Self Lender survey sought to explore America’s favorite asset class for 2019
If you could pick just one asset class to invest in, what would it be? This is exactly what the team at Self Lender wanted to find out in their recent ‘America’s 2019 Investment Choices’ survey.
In a nutshell, 1,500 U.S. based participants were asked what their preferred 2019 investment would be if it could only be a choice between stocks and shares, property, bonds, and perhaps more unconventionally — cryptocurrencies.
The survey illustrated that almost half of all participants would choose property as their preferred investment. This is an asset class that generally yields income in the form of rental payments and steady appreciation growth, while at the same time affords very little risk.
In terms of the least favorite investment choice, it probably comes as no surprise to learn that cryptocurrencies such as Bitcoin come in at last place. Of the 7.34 percent of participants that choose cryptocurrencies, the largest segment was made up of the 18-24 age group, with just 1.6 percent coming from the 65-plus bracket.
Moreover, men were 172 percent more likely to invest in cryptocurrencies than their female counterparts. On the contrary, women were 27.7 percent and 10.3 percent more likely to invest in bonds and property, respectively. This further supported the viewpoint that women are more conservative than men when it comes to investment choices and thus, they prefer less financial risk.

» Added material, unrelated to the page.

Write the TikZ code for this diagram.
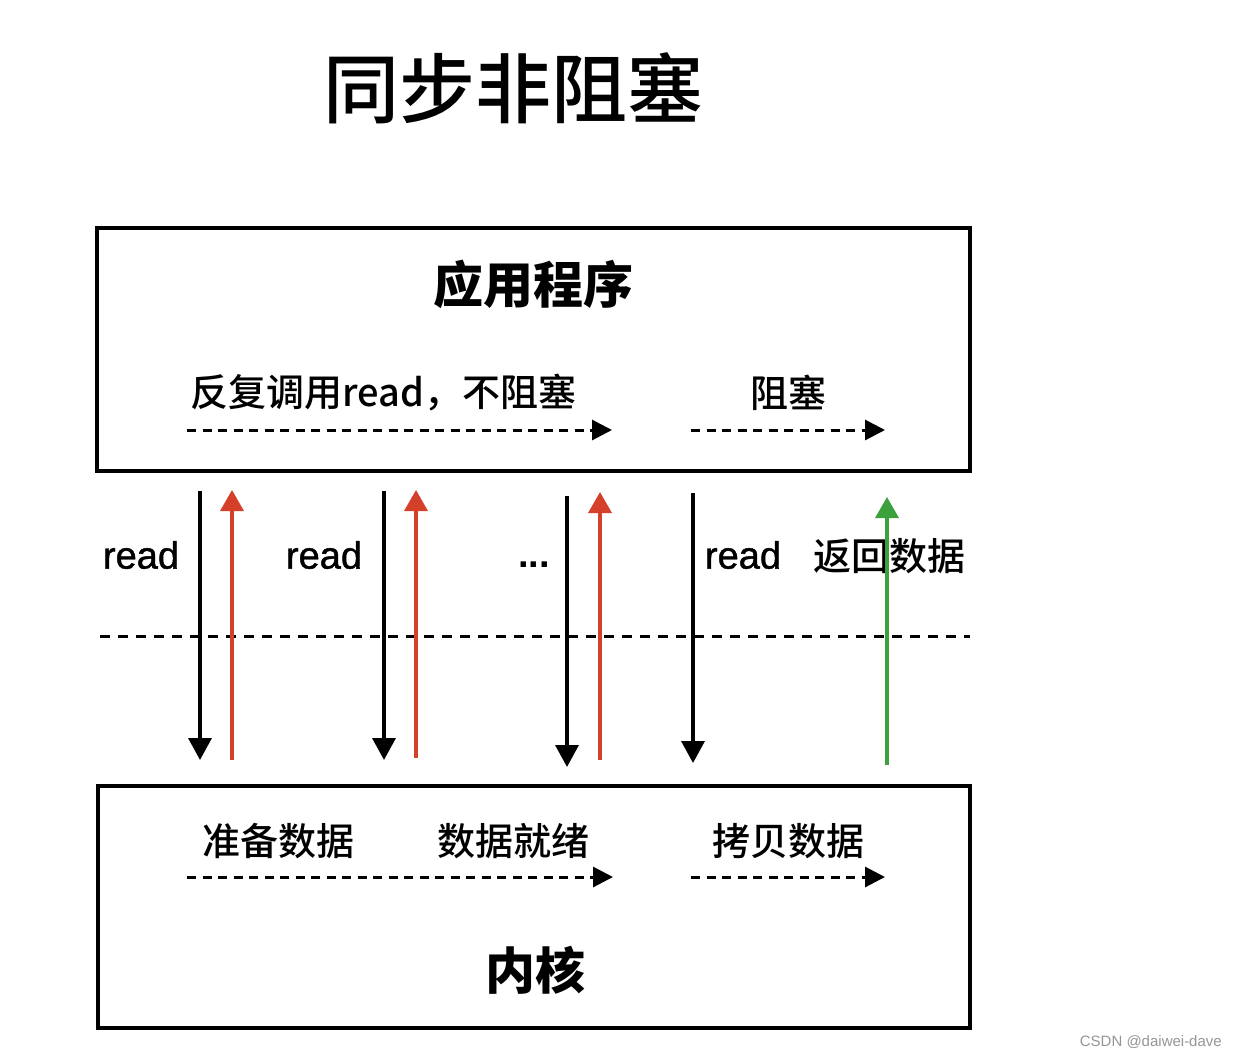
\documentclass[tikz,border=0pt]{standalone}
\usepackage{fontspec}
\setmainfont{Noto Sans CJK SC}
\newfontfamily\cjkb[BoldFont={Noto Sans CJK SC Bold}]{Noto Sans CJK SC Medium}
\newfontfamily\latn{Liberation Sans}
\newfontfamily\latnm[FakeBold=1.2]{Liberation Sans}
\usetikzlibrary{arrows.meta}
\definecolor{redarr}{RGB}{212,64,42}
\definecolor{greenarr}{RGB}{60,160,60}
\definecolor{wm}{RGB}{150,150,150}
\tikzset{
  box/.style={draw=black, line width=4pt, inner sep=0pt},
  lbl/.style={inner sep=0pt, anchor=center},
  dasharr/.style={line width=3pt, dash pattern=on 9pt off 6.5pt, -{Triangle[width=20pt,length=20pt]}},
  downarr/.style={line width=3.5pt, black, -{Triangle[width=23pt,length=22pt]}},
  uparr/.style={line width=3.5pt, -{Triangle[width=23pt,length=21pt]}},
}
\begin{document}
\begin{tikzpicture}[x=1pt,y=-1pt]
\useasboundingbox (0,0) rectangle (1237,1058);
\fill[white] (0,0) rectangle (1237,1058);
% title
\node[lbl] (title) at (513,88) {\fontsize{76}{80}\selectfont\cjkb 同步非阻塞};
% boxes
\node[box, minimum width=873pt, minimum height=243pt] (app) at (533.5,349.5) {};
\node[box, minimum width=872pt, minimum height=242pt] (kern) at (534,907) {};
\node[lbl] (appt) at (533,284) {\fontsize{50}{54}\selectfont\bfseries 应用程序};
\node[lbl] (kernt) at (535,970) {\fontsize{50}{54}\selectfont\bfseries 内核};
% top row texts
\node[lbl, anchor=west] (rep) at (190,393) {\fontsize{38}{40}\selectfont\cjkb 反复调用read，不阻塞};
\node[lbl] (blk) at (788,393) {\fontsize{38}{40}\selectfont\cjkb 阻塞};
\coordinate (a1s) at (187,430); \coordinate (a1e) at (612,430);
\coordinate (a2s) at (691,430); \coordinate (a2e) at (885,430);
\draw[dasharr] (a1s) -- (a1e);
\draw[dasharr] (a2s) -- (a2e);
% bottom row texts
\node[lbl] (prep) at (278,841) {\fontsize{38}{40}\selectfont\cjkb 准备数据};
\node[lbl] (ready) at (513,841) {\fontsize{38}{40}\selectfont\cjkb 数据就绪};
\node[lbl] (copy) at (788,841) {\fontsize{38}{40}\selectfont\cjkb 拷贝数据};
\coordinate (b1s) at (187,877); \coordinate (b1e) at (613,877);
\coordinate (b2s) at (691,877); \coordinate (b2e) at (885,877);
\draw[dasharr] (b1s) -- (b1e);
\draw[dasharr] (b2s) -- (b2e);
% middle dashed line
\coordinate (mL) at (100,636); \coordinate (mR) at (970,636);
\draw[line width=3pt, dash pattern=on 10pt off 8pt] (mL) -- (mR);
% vertical arrows
\coordinate (d1t) at (200,491); \coordinate (d1b) at (200,760);
\coordinate (u1b) at (232,760); \coordinate (u1t) at (232,490);
\coordinate (d2t) at (384,491); \coordinate (d2b) at (384,760);
\coordinate (u2b) at (416,758); \coordinate (u2t) at (416,490);
\coordinate (d3t) at (567,496); \coordinate (d3b) at (567,767);
\coordinate (u3b) at (600,760); \coordinate (u3t) at (600,492);
\coordinate (d4t) at (693,493); \coordinate (d4b) at (693,763);
\coordinate (u4b) at (887,765); \coordinate (u4t) at (887,497);
\draw[downarr] (d1t) -- (d1b);
\draw[uparr, redarr] (u1b) -- (u1t);
\draw[downarr] (d2t) -- (d2b);
\draw[uparr, redarr] (u2b) -- (u2t);
\draw[downarr] (d3t) -- (d3b);
\draw[uparr, redarr] (u3b) -- (u3t);
\draw[downarr] (d4t) -- (d4b);
% labels
\node[lbl] (r1) at (141,555) {\fontsize{38}{40}\selectfont\latnm read};
\node[lbl] (r2) at (324,555) {\fontsize{38}{40}\selectfont\latnm read};
\node[lbl, anchor=base] (dots) at (534,567) {\fontsize{38}{40}\selectfont\latn\bfseries ...};
\node[lbl] (r4) at (743,555) {\fontsize{38}{40}\selectfont\latnm read};
\node[lbl] (ret) at (889,556) {\fontsize{38}{40}\selectfont\cjkb 返回数据};
\draw[uparr, greenarr] (u4b) -- (u4t);
% watermark
\node[lbl, anchor=east, text=wm] (wmk) at (1222,1042) {\fontsize{15}{17}\selectfont\latn CSDN @daiwei-dave};
\end{tikzpicture}
\end{document}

In front of cryptocurrencies were bonds, which yielded a total score of 15.55 percent. In front of bonds were stocks and shares, which in second place attracted 28.5 percent of the votes. Regarding the latter, the stocks and shares space was most preferred by those from within the 35-44 age group.
On top of age and gender demographics, the Self Lender survey also looked at geographical preferences. Notable results included a West region that had by far the lowest appetite for risk, with locals 60 percent less likely to invest in cryptocurrencies than the Northeast. Instead, those based in the West were 26.8 percent more likely to invest in property in comparison to their Northeast counterparts.